Problem requirements. Skip the pictures. Transcribe the rest of the data below without changing a word.
>>>
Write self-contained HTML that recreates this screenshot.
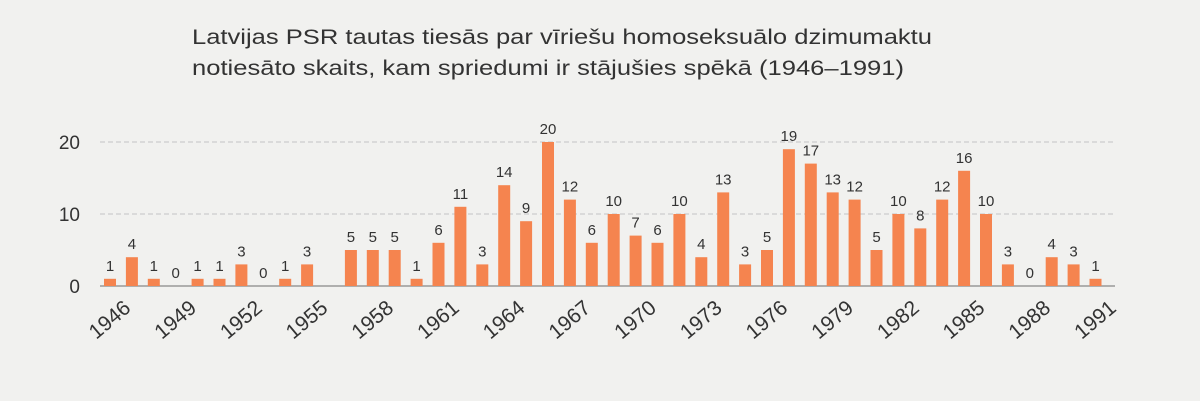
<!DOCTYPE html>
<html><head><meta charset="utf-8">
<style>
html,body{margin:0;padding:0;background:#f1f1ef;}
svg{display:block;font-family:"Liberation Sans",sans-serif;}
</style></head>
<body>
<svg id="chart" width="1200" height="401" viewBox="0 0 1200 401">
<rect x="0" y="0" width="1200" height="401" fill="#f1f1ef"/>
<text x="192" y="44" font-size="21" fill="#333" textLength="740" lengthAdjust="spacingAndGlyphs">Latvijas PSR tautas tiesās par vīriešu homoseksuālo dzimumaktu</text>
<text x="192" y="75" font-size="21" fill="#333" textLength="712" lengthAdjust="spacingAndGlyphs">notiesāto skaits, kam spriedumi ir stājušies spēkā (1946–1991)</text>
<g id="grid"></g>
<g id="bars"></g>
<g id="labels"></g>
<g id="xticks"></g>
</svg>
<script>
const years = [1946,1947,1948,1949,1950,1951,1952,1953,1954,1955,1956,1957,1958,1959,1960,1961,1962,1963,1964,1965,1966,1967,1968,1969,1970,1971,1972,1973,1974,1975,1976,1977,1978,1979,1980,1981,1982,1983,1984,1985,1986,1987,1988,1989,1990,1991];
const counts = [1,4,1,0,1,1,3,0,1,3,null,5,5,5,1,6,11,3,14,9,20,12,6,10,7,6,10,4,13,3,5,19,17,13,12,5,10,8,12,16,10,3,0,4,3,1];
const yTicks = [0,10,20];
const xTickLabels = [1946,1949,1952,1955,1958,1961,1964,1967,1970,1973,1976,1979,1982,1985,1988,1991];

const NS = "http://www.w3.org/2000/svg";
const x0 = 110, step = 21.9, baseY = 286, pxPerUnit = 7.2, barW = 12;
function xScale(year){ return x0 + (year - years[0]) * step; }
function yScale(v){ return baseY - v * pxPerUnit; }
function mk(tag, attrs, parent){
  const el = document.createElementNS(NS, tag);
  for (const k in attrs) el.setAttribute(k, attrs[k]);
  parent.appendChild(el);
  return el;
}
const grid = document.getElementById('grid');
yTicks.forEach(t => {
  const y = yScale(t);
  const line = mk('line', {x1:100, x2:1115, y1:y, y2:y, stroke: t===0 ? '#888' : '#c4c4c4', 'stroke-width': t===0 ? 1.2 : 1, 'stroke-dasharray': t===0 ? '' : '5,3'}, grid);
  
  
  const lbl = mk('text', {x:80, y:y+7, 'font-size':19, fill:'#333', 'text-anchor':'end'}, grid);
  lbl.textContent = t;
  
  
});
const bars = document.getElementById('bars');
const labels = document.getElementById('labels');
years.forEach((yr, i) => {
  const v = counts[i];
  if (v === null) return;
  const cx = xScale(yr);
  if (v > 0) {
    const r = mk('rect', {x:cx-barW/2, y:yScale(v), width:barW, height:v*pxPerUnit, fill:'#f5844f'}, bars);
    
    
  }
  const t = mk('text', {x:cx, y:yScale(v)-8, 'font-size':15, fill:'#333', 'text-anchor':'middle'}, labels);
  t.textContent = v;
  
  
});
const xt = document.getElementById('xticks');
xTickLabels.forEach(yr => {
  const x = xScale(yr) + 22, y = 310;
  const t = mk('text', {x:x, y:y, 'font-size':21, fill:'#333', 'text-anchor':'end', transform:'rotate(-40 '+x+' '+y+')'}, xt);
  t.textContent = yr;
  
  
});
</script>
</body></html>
<<<
Problem solution.
Write self-contained HTML that recreates this screenshot.
<!DOCTYPE html>
<html><head><meta charset="utf-8">
<style>
html,body{margin:0;padding:0;background:#f1f1ef;}
svg{display:block;font-family:"Liberation Sans",sans-serif;}
</style></head>
<body>
<svg id="chart" width="1200" height="401" viewBox="0 0 1200 401">
<rect x="0" y="0" width="1200" height="401" fill="#f1f1ef"/>
<text x="192" y="44" font-size="21" fill="#333" textLength="740" lengthAdjust="spacingAndGlyphs">Latvijas PSR tautas tiesās par vīriešu homoseksuālo dzimumaktu</text>
<text x="192" y="75" font-size="21" fill="#333" textLength="712" lengthAdjust="spacingAndGlyphs">notiesāto skaits, kam spriedumi ir stājušies spēkā (1946–1991)</text>
<g id="grid"></g>
<g id="bars"></g>
<g id="labels"></g>
<g id="xticks"></g>
</svg>
<script>
const years = [1946,1947,1948,1949,1950,1951,1952,1953,1954,1955,1956,1957,1958,1959,1960,1961,1962,1963,1964,1965,1966,1967,1968,1969,1970,1971,1972,1973,1974,1975,1976,1977,1978,1979,1980,1981,1982,1983,1984,1985,1986,1987,1988,1989,1990,1991];
const counts = [1,4,1,0,1,1,3,0,1,3,null,5,5,5,1,6,11,3,14,9,20,12,6,10,7,6,10,4,13,3,5,19,17,13,12,5,10,8,12,16,10,3,0,4,3,1];
const yTicks = [0,10,20];
const xTickLabels = [1946,1949,1952,1955,1958,1961,1964,1967,1970,1973,1976,1979,1982,1985,1988,1991];

const NS = "http://www.w3.org/2000/svg";
const x0 = 110, step = 21.9, baseY = 286, pxPerUnit = 7.2, barW = 12;
function xScale(year){ return x0 + (year - years[0]) * step; }
function yScale(v){ return baseY - v * pxPerUnit; }
function mk(tag, attrs, parent){
  const el = document.createElementNS(NS, tag);
  for (const k in attrs) el.setAttribute(k, attrs[k]);
  parent.appendChild(el);
  return el;
}
const grid = document.getElementById('grid');
yTicks.forEach(t => {
  const y = yScale(t);
  const line = mk('line', {x1:100, x2:1115, y1:y, y2:y, stroke: t===0 ? '#888' : '#c4c4c4', 'stroke-width': t===0 ? 1.2 : 1, 'stroke-dasharray': t===0 ? '' : '5,3'}, grid);
  
  
  const lbl = mk('text', {x:80, y:y+7, 'font-size':19, fill:'#333', 'text-anchor':'end'}, grid);
  lbl.textContent = t;
  
  
});
const bars = document.getElementById('bars');
const labels = document.getElementById('labels');
years.forEach((yr, i) => {
  const v = counts[i];
  if (v === null) return;
  const cx = xScale(yr);
  if (v > 0) {
    const r = mk('rect', {x:cx-barW/2, y:yScale(v), width:barW, height:v*pxPerUnit, fill:'#f5844f'}, bars);
    
    
  }
  const t = mk('text', {x:cx, y:yScale(v)-8, 'font-size':15, fill:'#333', 'text-anchor':'middle'}, labels);
  t.textContent = v;
  
  
});
const xt = document.getElementById('xticks');
xTickLabels.forEach(yr => {
  const x = xScale(yr) + 22, y = 310;
  const t = mk('text', {x:x, y:y, 'font-size':21, fill:'#333', 'text-anchor':'end', transform:'rotate(-40 '+x+' '+y+')'}, xt);
  t.textContent = yr;
  
  
});
</script>
</body></html>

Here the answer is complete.